Gigabyte Z170X Designare Storage Benchmarks
This has quite a few storage options, so it’s only fair that we try to test against other motherboards that are similarly equipped. With enough SATA ports to allow for a small and workable RAID and other storage options to let you have a very fast workstation where the storage bottleneck will be lessened, somewhat. We’ll delve into each individual storage option and check out the transfer speeds of the external ports as well. We’re particularly excited about Thunderbolt 3, of course.
Just as expected, the SATA controller, being Intel in origin, does well here. We see a small difference due to variances in testing. It’s perfectly capable, and quite fast for any SSD.
The M.2 drive is the equal of anything in its class, fast and rather fun to play with.

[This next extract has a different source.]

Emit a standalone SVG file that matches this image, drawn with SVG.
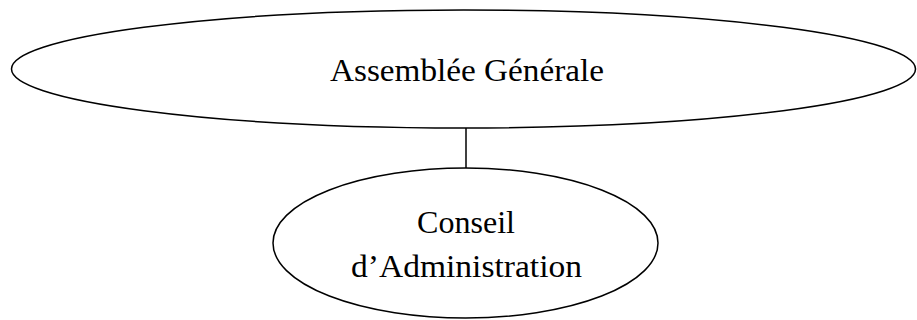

We see the slot pretty much saturate the PCIe 3.0 x4 lanes, reaching near its limit. It’s fast, and through several tests it remains the same.
Now, U.2 has slightly higher bandwidth available to it, as we can see. Again, we’re reaching near the saturation point where it’s transferring as quickly as it can, which is quite impressive. It’s well within range of any of its competitors.
Moving on to the external connectors we see that the USB 3.0 controller, an Intel one of course, is capable of filling the port to capacity. It’s saturated quite well here too, and as fast as it’ll ever be. Which isn’t so bad with a proper external drive connected. 362MB/s read and 299MB/s write are quite good, and faster than all but the X99-Ultra Gaming, which has only slightly higher write speeds. The result is a good one, well within range of its competitors.
USB 3.1 Type C
USB 3.1 Type C has the incredible ability to keep read and write speeds nearly the same, something to do with how the controller on the Samsung T3 seems to work. Regardless, we’re seeing incredible and very much expected speeds. It’s a quick little bugger.
Thunderbolt 3 has had a very exciting introduction, bringing us an actual viable external graphics mechanism for our mobile workstations and also letting us connect a tremendous amount of peripherals that interact with your PC almost as if they’re internally connected. Here we’re using the USB 3.1 Type C connector, though connected with both a USB 3.1 connector and a Thunderbolt 3 connector (Thund3rbolt?). Regardless, it’s capable of some extreme speeds, as evidenced by connecting our AKiTiO Thunder3 device with an Intel 750 SSD inside. Compared to using M.2, write speeds are slightly lower, though still faster than you’ll ever notice anyway. At least for anything you’ll do on a consumer product. We didn’t test tons of devices daisy-chained together (we don’t have that many), but that might end up being a standard test in the future once we acquire and collect more devices.